The UN Sustainable Development Goals (SDGs) specifically address plastic pollution in SDG 14 Life Below Water (SDG 14.1.1b Plastic debris density). Other SDG goals do not have specific targets for plastic pollution but are indirectly impacted. The need to address the impacts of plastic pollution is being included in European environmental regulations and the EU Plastics Strategy. However, plastic pollution research is a relatively young discipline and methodologies are continuously developing and are not yet standardised. This makes tracking the evolution of environmental indicators in time or comparison difficult. Therefore, there is a strong need to harmonise and standardise all aspects of environmental monitoring (sampling, analysis and data treatment), with QA/QC being the driving force. There are currently no harmonised protocols to measure indicators for plastic pollution.
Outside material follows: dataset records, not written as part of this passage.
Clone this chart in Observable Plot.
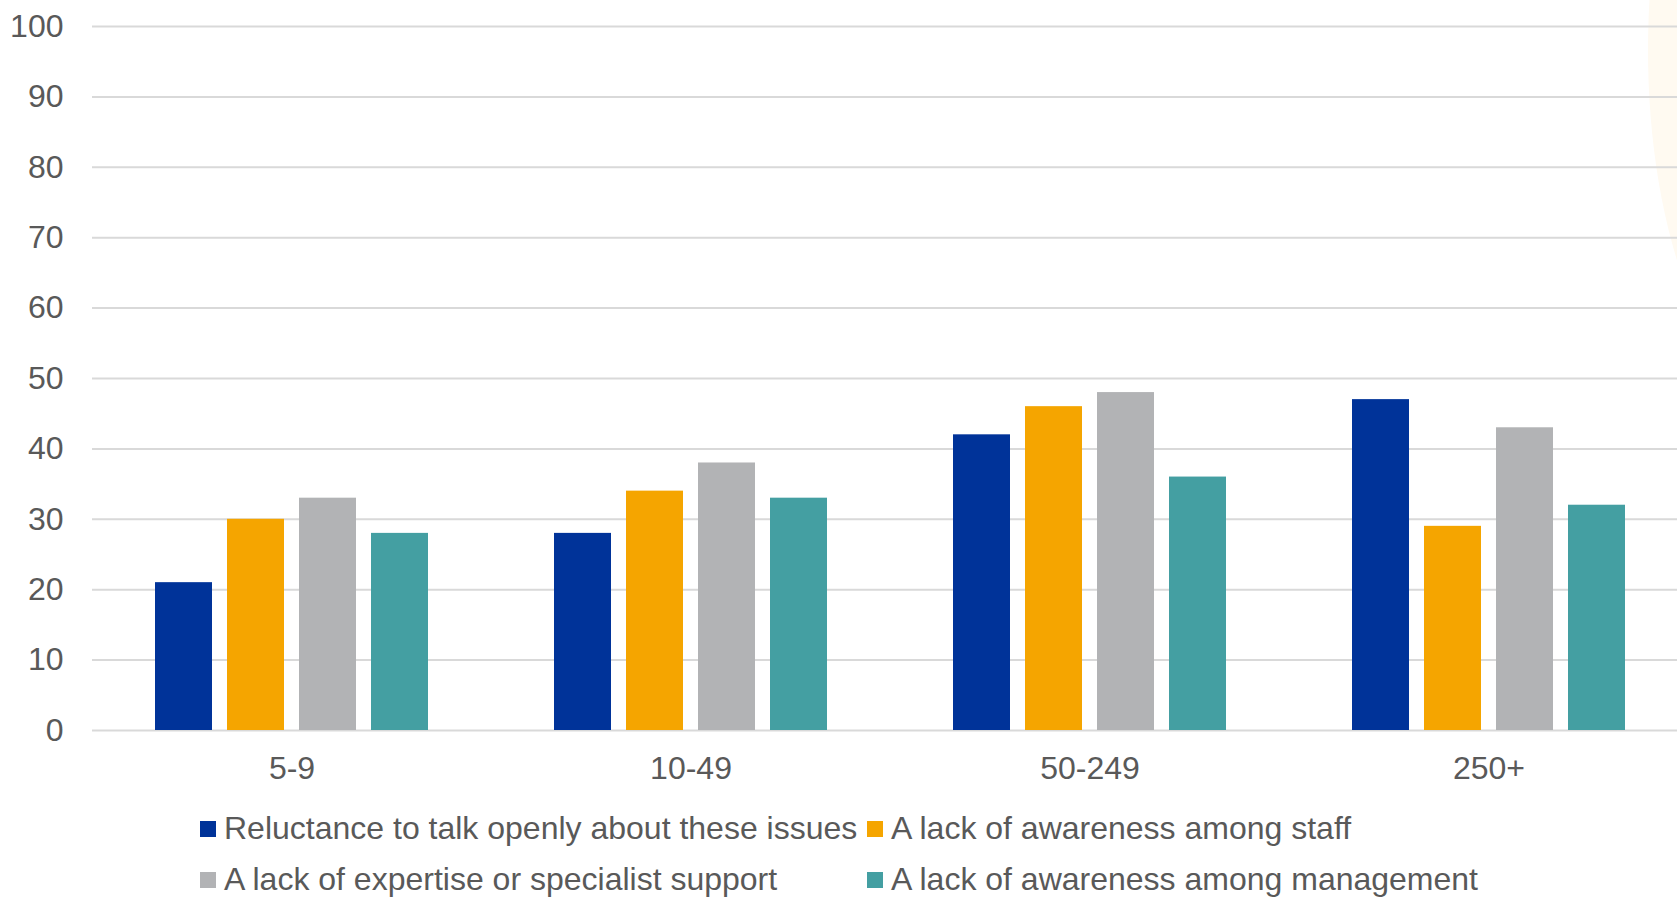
<!DOCTYPE html>
<html>
<head>
<meta charset="utf-8">
<script src="https://cdn.jsdelivr.net/npm/d3@7"></script>
<script src="https://cdn.jsdelivr.net/npm/@observablehq/plot@0.6"></script>
<style>
  html, body { margin: 0; padding: 0; background: #ffffff; }
  body { width: 1677px; height: 897px; position: relative; overflow: hidden;
         font-family: "Liberation Sans", Arial, sans-serif; }
  #deco { position: absolute; left: 1648px; top: -297px; width: 284px; height: 694px;
          border-radius: 50%; background: #fffaf1; z-index: 0; }
  #chart { position: relative; z-index: 1; }
  #chart svg { background: transparent; display: block; overflow: hidden; }
  #legend { position: relative; z-index: 1; display: grid;
            grid-template-columns: 667px auto; padding-left: 200px; padding-top: 11px;
            font-size: 32px; color: #595959; line-height: 51px; }
  .item { display: flex; align-items: center; white-space: nowrap; }
  .sw { width: 16px; height: 16px; margin-right: 8px; flex: none; }
</style>
</head>
<body>
<div id="deco"></div>
<div id="chart"></div>
<div id="legend"></div>
<script>
const groups = ["5-9", "10-49", "50-249", "250+"];
const seriesNames = [
  "Reluctance to talk openly about these issues",
  "A lack of awareness among staff",
  "A lack of expertise or specialist support",
  "A lack of awareness among management"
];
const seriesColors = ["#003399", "#F5A500", "#B2B3B5", "#449FA2"];
const reluctance = [21, 28, 42, 47];
const awarenessStaff = [30, 34, 46, 29];
const expertise = [33, 38, 48, 43];
const awarenessManagement = [28, 33, 36, 32];
const yTicks = [0, 10, 20, 30, 40, 50, 60, 70, 80, 90, 100];

const seriesValues = [reluctance, awarenessStaff, expertise, awarenessManagement];
const data = [];
groups.forEach((g, gi) => {
  seriesNames.forEach((s, si) => {
    data.push({group: g, series: s, value: seriesValues[si][gi]});
  });
});

const chart = Plot.plot({
  width: 1677,
  height: 792,
  marginLeft: 92,
  marginRight: -11,
  marginTop: 26,
  marginBottom: 62,
  style: {fontFamily: "'Liberation Sans', Arial, sans-serif", background: "transparent"},
  fx: {domain: groups, padding: 0},
  x: {domain: seriesNames, axis: null, paddingInner: 0.21, paddingOuter: 0.857},
  y: {domain: [0, 100]},
  color: {domain: seriesNames, range: seriesColors},
  marks: [
    Plot.gridY(yTicks, {stroke: "#d9d9d9", strokeOpacity: 1, strokeWidth: 2}),
    Plot.barY(data, {fx: "group", x: "series", y: "value", fill: "series"}),
    Plot.axisY(yTicks, {tickSize: 0, tickPadding: 29, fontSize: 32, fill: "#595959", label: null}),
    Plot.axisFx({anchor: "bottom", tickSize: 0, tickPadding: 26, fontSize: 32, fill: "#595959", label: null})
  ]
});
document.getElementById("chart").appendChild(chart);

const legend = document.getElementById("legend");
seriesNames.forEach((s, i) => {
  const item = document.createElement("div");
  item.className = "item";
  const sw = document.createElement("span");
  sw.className = "sw";
  sw.style.background = seriesColors[i];
  const t = document.createElement("span");
  t.textContent = s;
  item.appendChild(sw);
  item.appendChild(t);
  legend.appendChild(item);
});
</script>
</body>
</html>
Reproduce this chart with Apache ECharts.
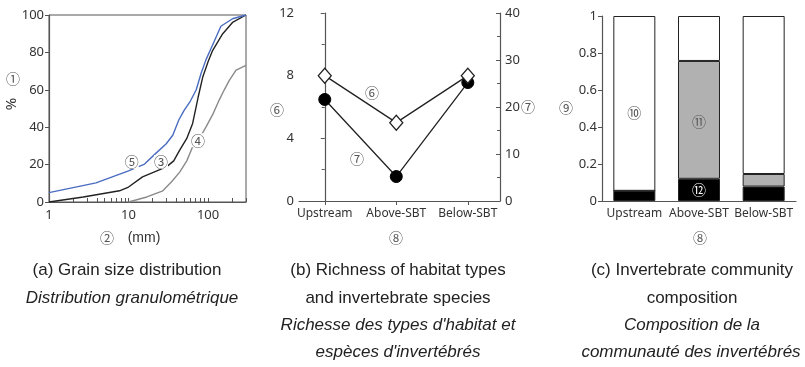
<!DOCTYPE html>
<html><head><meta charset="utf-8">
<script src="https://cdn.jsdelivr.net/npm/echarts@6/dist/echarts.min.js"></script>
<style>html,body{margin:0;padding:0;background:#fff}#c{width:805px;height:367px}</style>
</head><body><div id="c"></div>
<script>
// ---------- Panel (a): grain size distribution ----------
const sizeBlue  = [1, 3.9, 10, 15.9, 22, 29.6, 36, 43, 50, 60, 71, 82, 94, 114, 145, 203, 300];
const pctBlue   = [5, 10.2, 16.6, 20.3, 26, 31, 35.7, 44, 49, 54, 60, 69, 76, 84, 94, 98, 100];
const sizeBlack = [1, 2.7, 7.7, 10, 15, 30, 37, 44, 54, 64, 75, 86, 100, 114, 153, 203, 300];
const pctBlack  = [0, 2.7, 6, 8, 13.4, 18.8, 22, 27.7, 34, 42, 56, 67, 75, 81, 90, 96, 100];
const sizeGray  = [10, 17, 27, 35, 44, 54, 64, 78, 94, 115, 138, 160, 185, 225, 300];
const pctGray   = [0, 2.7, 6, 11, 16, 22, 29.5, 34, 40, 47, 54.5, 60, 65, 70.5, 73];
const xTickVals = [1,2,3,4,5,6,7,8,9,10,20,30,40,50,60,70,80,90,100,200,300];
const xLabelVals = [1, 10, 100];

// ---------- Panel (b): richness ----------
const sites = ['Upstream', 'Above-SBT', 'Below-SBT'];
const habitatTypes = [8, 5, 8];
const invertSpecies = [21.6, 5.2, 25.2];

// ---------- Panel (c): community composition ----------
const shareBlack = [0.055, 0.12, 0.078];
const shareGray  = [0, 0.637, 0.068];
const shareWhite = [0.945, 0.243, 0.854];

const zip = (xs, ys) => xs.map((x, i) => [x, ys[i]]);
const CJK = '"Noto Sans CJK JP"';
const TF = '"Noto Sans", sans-serif';
const CAP = '17px "Liberation Sans", sans-serif';
const CAPI = 'italic 17px "Liberation Sans", sans-serif';
const axisCol = '#555';
const lblStyle = {fontFamily: TF, fontSize: 12, color: '#333'};
const mk = (coord, text) => ({coord: coord, value: text, label: {formatter: text}});
const mpBase = (color, bg) => ({symbol: 'circle', symbolSize: 1, itemStyle: {color: 'rgba(0,0,0,0)'},
  label: Object.assign({show: true, position: 'inside', fontFamily: CJK, fontSize: 14, color: color}, bg ? {backgroundColor: bg} : {})});
const txt = (x, y, text, font, fill, extra) => Object.assign({type: 'text', x: x, y: y,
  style: {text: text, font: font, fill: fill, align: 'center', verticalAlign: 'middle'}}, extra || {});

const chart = echarts.init(document.getElementById('c'), null, {renderer: 'canvas'});

const option = {
  animation: false,
  backgroundColor: '#fff',
  grid: [
    {left: 49, top: 15, width: 197, height: 187, show: true, borderColor: axisCol, borderWidth: 1},
    {left: 299, top: 13, width: 201, height: 188},
    {left: 602, top: 16, width: 194, height: 185}
  ],
  xAxis: [
    {type: 'log', gridIndex: 0, logBase: 10, min: 1, max: 300,
     axisLine: {show: true, lineStyle: {color: axisCol, width: 1.2}},
     axisTick: {show: true, inside: true, length: 4, customValues: xTickVals, lineStyle: {color: axisCol}},
     axisLabel: Object.assign({customValues: xLabelVals, margin: 7}, lblStyle, {fontSize: 13}),
     splitLine: {show: false}, minorTick: {show: false}},
    {type: 'value', gridIndex: 1, min: -0.36, max: 2.45,
     axisLine: {show: true, onZero: false, lineStyle: {color: axisCol, width: 1.2}},
     axisTick: {show: true, length: 4, customValues: [0, 1, 2], lineStyle: {color: axisCol}},
     axisLabel: Object.assign({customValues: [0, 1, 2], margin: 7, formatter: v => sites[Math.round(v)]}, lblStyle),
     splitLine: {show: false}},
    {type: 'category', gridIndex: 2, data: sites,
     axisLine: {show: true, lineStyle: {color: axisCol, width: 1.2}},
     axisTick: {show: false},
     axisLabel: Object.assign({margin: 7, interval: 0, hideOverlap: false}, lblStyle),
     splitLine: {show: false}}
  ],
  yAxis: [
    {type: 'value', gridIndex: 0, min: 0, max: 100, interval: 20,
     axisLine: {show: true, lineStyle: {color: axisCol, width: 1.2}},
     axisTick: {show: true, length: 4, lineStyle: {color: axisCol}},
     axisLabel: Object.assign({margin: 5}, lblStyle, {fontSize: 13}),
     splitLine: {show: false}},
    {type: 'value', gridIndex: 1, position: 'left', min: 0, max: 12, interval: 4,
     axisLine: {show: true, lineStyle: {color: axisCol, width: 1.2}},
     axisTick: {show: true, length: 4, lineStyle: {color: axisCol}},
     minorTick: {show: true, splitNumber: 2, length: 3, lineStyle: {color: axisCol}},
     axisLabel: Object.assign({margin: 5}, lblStyle, {fontSize: 13}),
     splitLine: {show: false}},
    {type: 'value', gridIndex: 1, position: 'right', min: 0, max: 40, interval: 10,
     axisLine: {show: true, lineStyle: {color: axisCol, width: 1.2}},
     axisTick: {show: true, inside: true, length: 4, lineStyle: {color: axisCol}},
     minorTick: {show: true, splitNumber: 2, length: 3, lineStyle: {color: axisCol}},
     axisLabel: Object.assign({margin: 5}, lblStyle, {fontSize: 13}),
     splitLine: {show: false}},
    {type: 'value', gridIndex: 2, min: 0, max: 1, interval: 0.2,
     axisLine: {show: true, lineStyle: {color: axisCol, width: 1.2}},
     axisTick: {show: true, length: 4, lineStyle: {color: axisCol}},
     axisLabel: Object.assign({margin: 5}, lblStyle, {fontSize: 13}),
     splitLine: {show: false}}
  ],
  series: [
    {type: 'line', xAxisIndex: 0, yAxisIndex: 0, data: zip(sizeGray, pctGray), symbol: 'none',
     lineStyle: {color: '#8a8a8a', width: 1.4}, z: 2,
     markPoint: Object.assign(mpBase('#555', '#fff'), {data: [mk([75, 33], '④')]})},
    {type: 'line', xAxisIndex: 0, yAxisIndex: 0, data: zip(sizeBlack, pctBlack), symbol: 'none',
     lineStyle: {color: '#222', width: 1.4}, z: 3,
     markPoint: Object.assign(mpBase('#555', '#fff'), {data: [mk([25.6, 21.4], '③')]})},
    {type: 'line', xAxisIndex: 0, yAxisIndex: 0, data: zip(sizeBlue, pctBlue), symbol: 'none',
     lineStyle: {color: '#4a6cc0', width: 1.4}, z: 4,
     markPoint: Object.assign(mpBase('#555', '#fff'), {data: [mk([11, 21.4], '⑤')]})},

    {type: 'line', xAxisIndex: 1, yAxisIndex: 2, data: invertSpecies.map((v, i) => [i, v]),
     symbol: 'circle', symbolSize: 12, lineStyle: {color: '#222', width: 1.3},
     itemStyle: {color: '#000', borderColor: '#000'}, z: 3,
     markPoint: Object.assign(mpBase('#555'), {data: [mk([0.45, 9.0], '⑦')]})},
    {type: 'line', xAxisIndex: 1, yAxisIndex: 1, data: habitatTypes.map((v, i) => [i, v]),
     symbol: 'diamond', symbolSize: [13, 15], lineStyle: {color: '#222', width: 1.3},
     itemStyle: {color: '#fff', borderColor: '#222', borderWidth: 1.3}, z: 4,
     markPoint: Object.assign(mpBase('#555'), {data: [mk([0.66, 6.9], '⑥')]})},

    {type: 'bar', xAxisIndex: 2, yAxisIndex: 3, stack: 'c', data: shareBlack, barWidth: 42,
     itemStyle: {color: '#000', borderColor: '#222', borderWidth: 1},
     markPoint: Object.assign(mpBase('#fff'), {data: [mk(['Above-SBT', 0.06], '⑫')]})},
    {type: 'bar', xAxisIndex: 2, yAxisIndex: 3, stack: 'c', data: shareGray, barWidth: 42,
     itemStyle: {color: '#b1b1b1', borderColor: '#222', borderWidth: 1},
     markPoint: Object.assign(mpBase('#555'), {data: [mk(['Above-SBT', 0.43], '⑪')]})},
    {type: 'bar', xAxisIndex: 2, yAxisIndex: 3, stack: 'c', data: shareWhite, barWidth: 42,
     itemStyle: {color: '#fff', borderColor: '#222', borderWidth: 1},
     markPoint: Object.assign(mpBase('#555'), {data: [mk(['Upstream', 0.48], '⑩')]})}
  ],
  graphic: [
    txt(13, 79, '①', '14px ' + CJK, '#555'),
    txt(12, 104, '%', '15px ' + TF, '#333', {rotation: Math.PI / 2}),
    txt(107, 238, '②', '14px ' + CJK, '#555'),
    txt(144, 238, '(mm)', '14px "Liberation Sans", sans-serif', '#333'),
    txt(277, 110, '⑥', '14px ' + CJK, '#555'),
    txt(528, 107, '⑦', '14px ' + CJK, '#555'),
    txt(396, 238, '⑧', '14px ' + CJK, '#555'),
    txt(700, 238, '⑧', '14px ' + CJK, '#555'),
    txt(566, 108, '⑨', '14px ' + CJK, '#555'),

    txt(127, 270, '(a) Grain size distribution', CAP, '#222'),
    txt(132, 298, 'Distribution granulométrique', CAPI, '#222'),

    txt(398, 270, '(b) Richness of habitat types', CAP, '#222'),
    txt(398, 298, 'and invertebrate species', CAP, '#222'),
    txt(398, 325, "Richesse des types d'habitat et", CAPI, '#222'),
    txt(398, 352, "espèces d'invertébrés", CAPI, '#222'),

    txt(692, 270, '(c) Invertebrate community', CAP, '#222'),
    txt(692, 298, 'composition', CAP, '#222'),
    txt(692, 325, 'Composition de la', CAPI, '#222'),
    txt(691, 352, 'communauté des invertébrés', CAPI, '#222')
  ]
};
chart.setOption(option);
</script>
</body></html>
Developing methods, protocols, tools, and indicators for society to measure plastic pollution in a quality assured way are at the core of the EUROqCHARM project’s activities.
The overall objective of EUROqCHARM is to develop optimised, validated, and harmonised methods for the assessment and monitoring of plastics in the environment, as well as blueprints for standards and recommendations for policy and legislation.
EUROqCHARM’ s specific objectives are:
1. To identify state-of-the-art methods for sample collection, sample preparation and analysis of plastics (nano-, micro-, macro-) in four different environmental matrices (water, soil/sediment, air and biota) currently in use.
2. To identify state-of-the-art protocols, recommendations, and guidelines, which are currently being used for monitoring and assessment of plastics in different environmental matrices by European member states, through a systematic review of current practices of international working groups and institutions.
3. To harmonise sample preparation, analysis, and data reporting formats as recommendations for standards.
4. To harmonise monitoring methods that can be used by stakeholders to formulate and implement policy and legislation at European and international levels.
5. To promote capacity building to facilitate and accelerate adoption of developed standards and guidelines by EU policy and legislation.